Having said that, I enjoyed your writing style. You seem to have a real talent. Which makes it even more perplexing that you didn't spend more time (any time?!?) researching what you wrote about. Based on the subject matter of your book, your intended audience is probably going to have some level of interest (if not familiarity) in subjects involving military equipment. They're going to read what you posted here and reach for the next book on the shelf. In all honesty, it wouldn't take a lot of time to fix what you've written, and it would GREATLY add to the credibility of your effort.

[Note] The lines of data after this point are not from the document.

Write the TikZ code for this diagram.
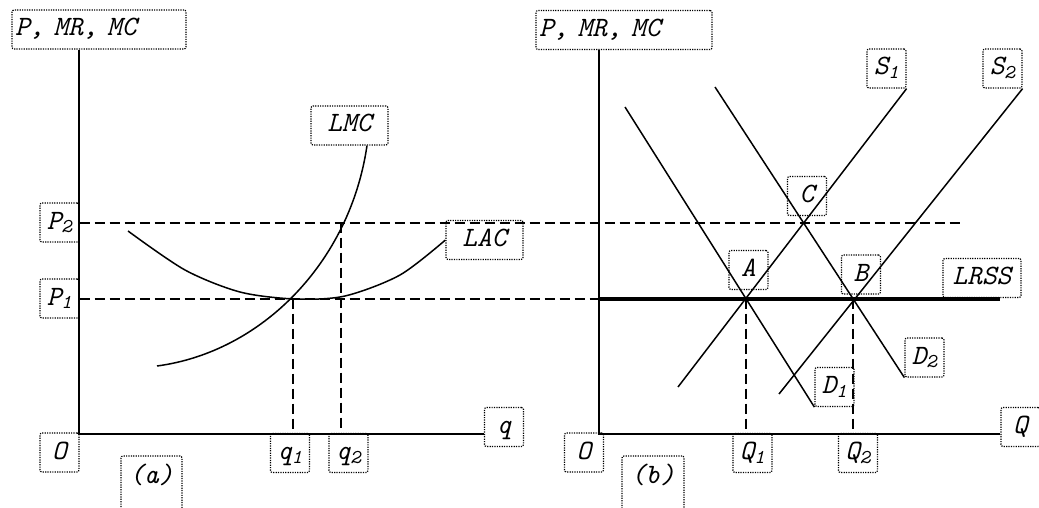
\documentclass[tikz,border=0pt]{standalone}
\usepackage{fontspec}
\usetikzlibrary{calc}

\tikzset{
  lbl/.style={draw,dash pattern=on 1.2pt off 1.2pt,line width=1.2pt,rounded corners=2pt,
    minimum width=39pt,minimum height=39pt,inner sep=0pt,
    font={\ttfamily\itshape\fontsize{28}{32}\selectfont},text height=18pt,text depth=5pt},
  axis/.style={line width=2pt},
  curve/.style={line width=1.5pt},
  guide/.style={line width=2pt,dash pattern=on 10pt off 5pt},
}

\begin{document}
\begin{tikzpicture}[x=1pt,y=-1pt]
  \useasboundingbox (0,0) rectangle (1039,508);
  % (a) the firm
  \node[lbl,text width=168pt,align=left,inner xsep=3pt] (ylA) at (99,29.5) {P, MR, MC};
  \node[lbl] (P2) at (59.5,222.5) {P\textsubscript{2}};
  \node[lbl] (P1) at (59.5,298.5) {P\textsubscript{1}};
  \node[lbl] (OA) at (59.5,452.5) {O};
  \node[lbl,minimum width=61pt,text height=27pt,text depth=40pt,anchor=base] (capA) at (151.5,483) {(a)};
  \node[lbl] (q1) at (290,453) {q\textsubscript{1}};
  \node[lbl] (q2) at (348.5,453) {q\textsubscript{2}};
  \node[lbl] (q) at (504,427) {q};
  \node[lbl,minimum width=77pt] (LMC) at (349.5,125.5) {LMC};
  \node[lbl,minimum width=77pt] (LAC) at (484.5,240) {LAC};
  \coordinate (oA) at (79,434);
  \coordinate (e1) at (293,298.5);
  \coordinate (e2) at (341,222.5);
  \draw[axis] (ylA.south -| oA) -- (oA) -- (q.west |- oA);
  \draw[curve] plot[smooth] coordinates {(128,231) (185,270) (240,292) (295,299) (345,296) (400,275) (LAC.west)};
  \draw[curve] (157,366) .. controls (262,352) and (350,262) .. ($(LMC.south)+(17.5,0)$);
  \draw[guide] (e1) -- (e1 |- oA);
  \draw[guide] (e2) -- (e2 |- oA);

  % (b) the industry
  \node[lbl,text width=170pt,align=left,inner xsep=3pt] (ylB) at (624,30) {P, MR, MC};
  \node[lbl] (OB) at (584,452.5) {O};
  \node[lbl,minimum width=62pt,text height=27pt,text depth=40pt,anchor=base] (capB) at (653,483) {(b)};
  \node[lbl] (Q1) at (752.5,453) {Q\textsubscript{1}};
  \node[lbl] (Q2) at (858,453) {Q\textsubscript{2}};
  \node[lbl] (Q) at (1020.5,427) {Q};
  \node[lbl,minimum width=78pt] (LRSS) at (982,278) {LRSS};
  \node[lbl] (Alab) at (748.5,270) {A};
  \node[lbl] (Blab) at (861,274.5) {B};
  \node[lbl] (Clab) at (807,196) {C};
  \node[lbl] (D1) at (834.5,387) {D\textsubscript{1}};
  \node[lbl] (D2) at (924.5,357.5) {D\textsubscript{2}};
  \node[lbl] (S1) at (886.5,68.5) {S\textsubscript{1}};
  \node[lbl] (S2) at (1002.5,68.5) {S\textsubscript{2}};
  \coordinate (oB) at (599,434);
  \coordinate (A) at (746,298.5);
  \coordinate (B) at (853,298.5);
  \coordinate (C) at (803,222.5);
  \coordinate (s1) at (678,387);
  \coordinate (s2) at (779,394);
  \coordinate (d1) at (625,107);
  \coordinate (d2) at (715,87);
  \coordinate (pEnd) at (963,222.5);
  \coordinate (lrss) at (1000,298.5);
  \draw[axis] (ylB.south -| oB) -- (oB) -- (Q.west |- oB);
  \draw[curve] (s1) -- (S1.south east);
  \draw[curve] (s2) -- (S2.south east);
  \draw[curve] (d1) -- (D1.south west);
  \draw[curve] (d2) -- (D2.south west);
  \draw[line width=4pt] (P1.east -| oB) -- (lrss);
  \draw[guide] (A) -- (A |- oB);
  \draw[guide] (B) -- (B |- oB);

  % prices across both panels
  \draw[guide] (P2.east) -- (pEnd);
  \draw[guide] (P1.east) -- (P1.east -| oB);
\end{tikzpicture}
\end{document}
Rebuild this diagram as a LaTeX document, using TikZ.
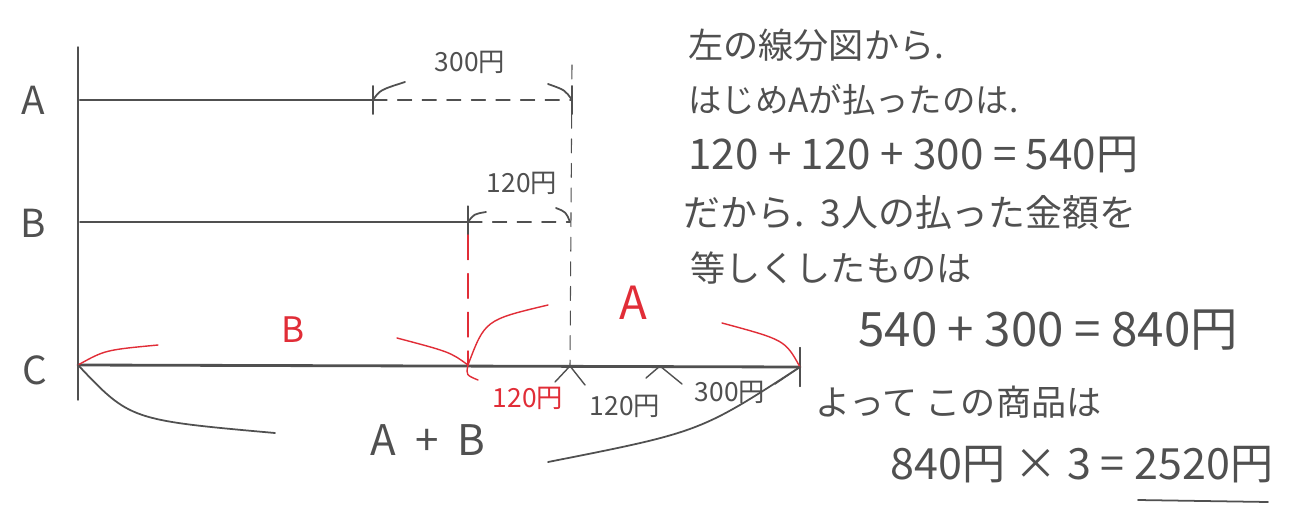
\documentclass[tikz,border=0pt]{standalone}
\usepackage{fontspec}
\newfontfamily\jp{Noto Sans CJK JP}
\definecolor{pencil}{RGB}{80,80,80}
\definecolor{redpen}{RGB}{225,45,55}
\usetikzlibrary{positioning}

\begin{document}
\begin{tikzpicture}[x=0.02cm,y=-0.02cm,line cap=round,
    pen/.style={draw=pencil,line width=1pt},
    redline/.style={draw=redpen,line width=0.8pt},
    guide/.style={draw=pencil,line width=0.6pt,dash pattern=on 8pt off 6pt},
    lbl/.style={text=pencil,font=\jp\fontsize{22}{24}\selectfont,inner sep=0pt},
    small/.style={text=pencil,font=\jp\fontsize{15}{17}\selectfont,inner sep=0pt},
    say/.style={text=pencil,font=\jp\fontsize{20}{24}\selectfont,inner sep=0pt,anchor=west}]
  \useasboundingbox[fill=white] (0,0) rectangle (1292,514);

  % frame of the line segment diagram
  \coordinate (top) at (78,47);
  \coordinate (bot) at (78,400);
  \draw[pen,line width=0.8pt] (top) -- (bot);
  \node[lbl] (la) at (33,100) {A};
  \node[lbl] (lb) at (33,223) {B};
  \node[lbl] (lc) at (35,370) {C};

  % A
  \coordinate (a0) at (80,100);
  \coordinate (a1) at (373,100);
  \coordinate (a2) at (572,100);
  \draw[pen,line width=1.3pt] (a0) -- (a1);
  \draw[pen] ([yshift=8]a1) -- ([yshift=-8]a1);
  \draw[pen] ([yshift=8]a2) -- ([yshift=-8]a2);
  \draw[guide] (a1) -- (a2);
  \coordinate (ah1) at (405,82);
  \coordinate (ah2) at (548,84);
  \draw[pen] (a1) .. controls (380,90) .. (ah1);
  \draw[pen] (ah2) .. controls (565,90) .. (a2);
  \node[small] (d300) at (470,62) {300円};

  % B
  \coordinate (b0) at (80,222);
  \coordinate (b1) at (468,222);
  \coordinate (b2) at (570,222);
  \draw[pen,line width=1.1pt] (b0) -- (b1);
  \draw[pen] ([yshift=9]b1) -- ([yshift=-9]b1);
  \draw[guide] (b1) -- (b2);
  \coordinate (bh1) at (486,212);
  \coordinate (bh2) at (556,208);
  \draw[pen] (b1) .. controls (474,214) .. (bh1);
  \draw[pen] (bh2) .. controls (566,212) .. (b2);
  \node[small] (d120) at (522,183) {120円};

  % C
  \coordinate (c0) at (78,365);
  \coordinate (c1) at (468,365);
  \coordinate (c2) at (570,366);
  \coordinate (c3) at (660,366);
  \coordinate (c4) at (800,367);
  \draw[pen,line width=1.6pt] (c0) -- (c4);
  \draw[pen] ([yshift=11]c4) -- ([yshift=-11]c4);

  % guides down to C
  \draw[guide] (572,65) -- (c2);
  \draw[redline,dash pattern=on 14pt off 8pt] (468,235) -- (c1);

  % red braces above C
  \coordinate (rb1) at (158,345);
  \coordinate (rb2) at (397,338);
  \coordinate (ra1) at (548,305);
  \coordinate (ra2) at (722,323);
  \draw[redline] (c0) .. controls (105,350) .. (rb1);
  \draw[redline] (rb2) .. controls (450,352) .. (c1);
  \draw[redline] (c1) .. controls (485,320) .. (ra1);
  \draw[redline] (ra2) .. controls (785,340) .. (c4);
  \node[text=redpen,font=\jp\fontsize{20}{22}\selectfont,inner sep=0pt] (rB) at (293,330) {B};
  \node[text=redpen,font=\jp\fontsize{26}{28}\selectfont,inner sep=0pt] (rA) at (633,303) {A};

  % marks below C
  \coordinate (rh) at (478,380);
  \draw[redline] (c1) .. controls (466,375) .. (rh);
  \node[text=redpen,font=\jp\fontsize{15}{17}\selectfont,inner sep=0pt] (r120) at (528,398) {120円};
  \draw[pen,line width=0.8pt] (555,382) -- (c2) -- (585,385);
  \draw[pen,line width=0.8pt] (646,378) -- (c3) -- (682,384);
  \draw[pen,line width=0.8pt] (c4) -- (775,384);
  \node[small] (g120) at (625,406) {120円};
  \node[small] (g300) at (730,392) {300円};

  % A + B brace below
  \coordinate (ab1) at (275,433);
  \coordinate (ab2) at (548,462);
  \draw[pen] (c0) .. controls (130,420) .. (ab1);
  \draw[pen] (ab2) .. controls (700,432) .. (c4);
  \node[lbl,font=\jp\fontsize{24}{26}\selectfont] (ab) at (428,440) {A \ + \ B};

  % explanation
  \node[say] (s1) at (688,45) {左の線分図から.};
  \node[say,font=\jp\fontsize{19}{24}\selectfont] (s2) at (688,100) {はじめAが払ったのは.};
  \node[say,font=\jp\fontsize{24}{26}\selectfont] (s3) at (688,155) {120 + 120 + 300 = 540円};
  \node[say,font=\jp\fontsize{21}{24}\selectfont] (s4) at (683,212) {だから.\ \ 3人の払った金額を};
  \node[say] (s5) at (690,268) {等しくしたものは};
  \node[say,font=\jp\fontsize{27}{30}\selectfont] (s6) at (858,330) {540 + 300 = 840円};
  \node[say] (s7) at (815,402) {よって この商品は};
  \node[say,font=\jp\fontsize{24.5}{30}\selectfont] (s8) at (890,465) {840円 × 3 = 2520円};
  \coordinate (u1) at (1138,500);
  \coordinate (u2) at (1268,502);
  \draw[pen] (u1) -- (u2);
\end{tikzpicture}
\end{document}
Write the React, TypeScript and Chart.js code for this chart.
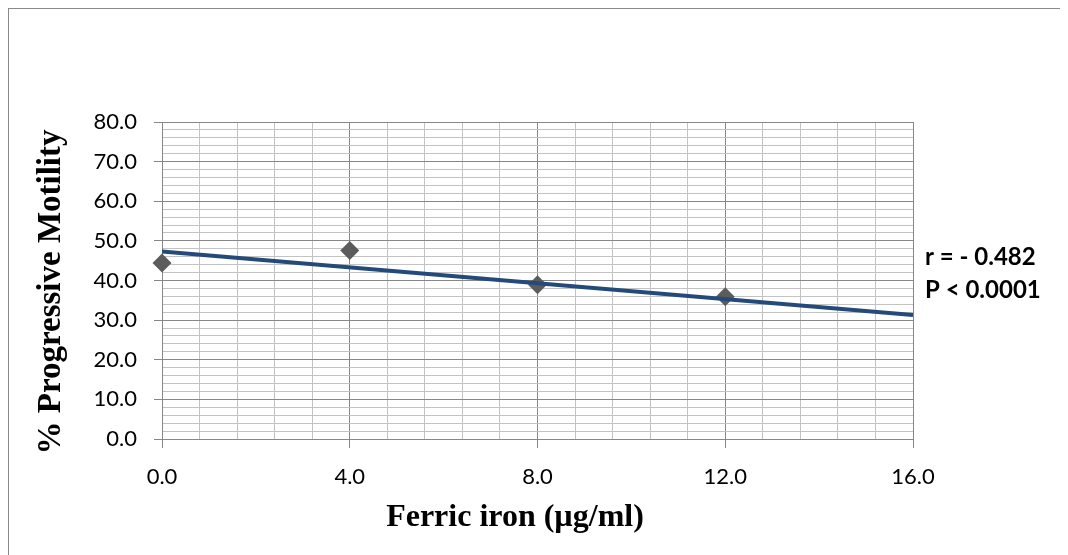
import React, { useEffect, useRef } from "react";
import { Chart, registerables } from "chart.js";

Chart.register(...registerables);

// Data
const ironDose = [0, 4, 8, 12];
const motility = [44.4, 47.6, 38.9, 35.9];
const trendX = [0, 16];
const trendY = [47.3, 31.3];

// Axes
const xMajorTicks = [0, 4, 8, 12, 16];
const xMinorStep = 0.8;
const yMajorTicks = [0, 10, 20, 30, 40, 50, 60, 70, 80];
const yMinorStep = 2;

const annotationLines = ["r = - 0.482", "P < 0.0001"];
const xTitle = "Ferric iron (µg/ml)";
const yTitle = "% Progressive Motility";

const MAJOR = "#878787";
const MINOR = "#c3c3c3";

function buildTicks(min: number, max: number, step: number) {
  const n = Math.round((max - min) / step);
  const out: { value: number }[] = [];
  for (let i = 0; i <= n; i++) out.push({ value: +(min + i * step).toFixed(4) });
  return out;
}

function isMajor(v: number, majors: number[]) {
  return majors.some((m) => Math.abs(m - v) < 1e-6);
}

const textPlugin = {
  id: "texts",
  afterDraw(chart: any) {
    const { ctx, chartArea } = chart;
    ctx.save();
    ctx.fillStyle = "#000";

    // correlation annotation
    ctx.font = "bold 24px Lato";
    ctx.textAlign = "left";
    ctx.textBaseline = "middle";
    const ax = chartArea.right + 12;
    ctx.fillText(annotationLines[0], ax, 248);
    ctx.fillText(annotationLines[1], ax, 281);

    // x axis title
    ctx.font = "bold 32px 'Liberation Serif'";
    ctx.textAlign = "center";
    ctx.textBaseline = "alphabetic";
    ctx.fillText(xTitle, 506, 517);

    // y axis title
    ctx.font = "bold 33px 'Liberation Serif'";
    ctx.translate(42, 283);
    ctx.rotate(-Math.PI / 2);
    ctx.textAlign = "center";
    ctx.textBaseline = "middle";
    ctx.fillText(yTitle, 0, 0);
    ctx.restore();
  },
};

export default function App() {
  const ref = useRef<HTMLCanvasElement | null>(null);
  useEffect(() => {
    document.body.style.overflow = "hidden";
    const canvas = ref.current!;
    const chart = new Chart(canvas, {
      type: "scatter",
      data: {
        datasets: [
          {
            type: "line",
            data: trendX.map((x, i) => ({ x, y: trendY[i] })),
            borderColor: "#24497B",
            borderWidth: 4,
            pointRadius: 0,
            fill: false,
            order: 1,
          } as any,
          {
            type: "scatter",
            data: ironDose.map((x, i) => ({ x, y: motility[i] })),
            pointStyle: "rectRot",
            pointRadius: 9.5,
            backgroundColor: "#5c5c5c",
            borderColor: "#5c5c5c",
            borderWidth: 0,
            clip: false,
            order: 2,
          },
        ],
      },
      options: {
        responsive: false,
        animation: false,
        devicePixelRatio: 1,
        layout: { padding: { left: 0, right: 155, top: 113, bottom: 0 } },
        plugins: { legend: { display: false }, tooltip: { enabled: false } },
        scales: {
          x: {
            type: "linear",
            min: 0,
            max: 16,
            afterBuildTicks: (s: any) => {
              s.ticks = buildTicks(0, 16, xMinorStep);
            },
            afterFit: (s: any) => {
              s.height = 116;
            },
            ticks: {
              autoSkip: false,
              maxRotation: 0,
              padding: 16,
              color: "#000",
              font: { family: "Lato", size: 22 },
              callback: (v: any) => (isMajor(Number(v), xMajorTicks) ? Number(v).toFixed(1) : ""),
            },
            grid: {
              color: (c: any) => (isMajor(c.tick?.value, xMajorTicks) ? MAJOR : MINOR),
              tickColor: (c: any) => (isMajor(c.tick?.value, xMajorTicks) ? MAJOR : "rgba(0,0,0,0)"),
              tickLength: 9,
              lineWidth: 1,
            },
            border: { color: MAJOR, width: 1 },
            title: { display: false },
          },
          y: {
            type: "linear",
            min: 0,
            max: 80,
            afterBuildTicks: (s: any) => {
              s.ticks = buildTicks(0, 80, yMinorStep);
            },
            afterFit: (s: any) => {
              s.width = 153;
            },
            ticks: {
              autoSkip: false,
              padding: 17,
              color: "#000",
              font: { family: "Lato", size: 22 },
              callback: (v: any) => (isMajor(Number(v), yMajorTicks) ? Number(v).toFixed(1) : ""),
            },
            grid: {
              color: (c: any) => (isMajor(c.tick?.value, yMajorTicks) ? MAJOR : MINOR),
              tickColor: (c: any) => (isMajor(c.tick?.value, yMajorTicks) ? MAJOR : "rgba(0,0,0,0)"),
              tickLength: 8,
              lineWidth: 1,
            },
            border: { color: MAJOR, width: 1 },
            title: { display: false },
          },
        },
      },
      plugins: [textPlugin],
    } as any);
    return () => chart.destroy();
  }, []);

  return (
    <div
      style={{
        width: 1059,
        height: 546,
        borderLeft: "1px solid #8a8a8a",
        borderTop: "1px solid #8a8a8a",
        background: "#fff",
      }}
    >
      <canvas ref={ref} width={1059} height={546} style={{ display: "block", width: 1059, height: 546 }} />
    </div>
  );
}
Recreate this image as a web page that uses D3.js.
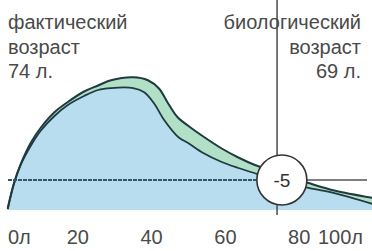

I appreciate your gentle rebuke, and must confess my ignorance of fighter jets and such. It will have to be fixed in a second edition, though, because my rewrite chances have been expended and the text is locked. So, too, the "kitten in jaws of pitbull" thing, which made me cringe when I realized I had missed it. So easy to invert the cliche and refresh it "After the world finished worrying at his plane like a pit bull with a fresh kitten in its jaws" would have been better.
Mercifully, this is the only excerpt that involved fighter jets of any kind, and certainly the only one with that overworked phrase.
While the research is bad, there is a lot I liked about this passage, which is why I posted it here and elsewhere. Now that its flaws have been pointed out, I'll find some other excerpt to post.
Thanks for the kind words about the style.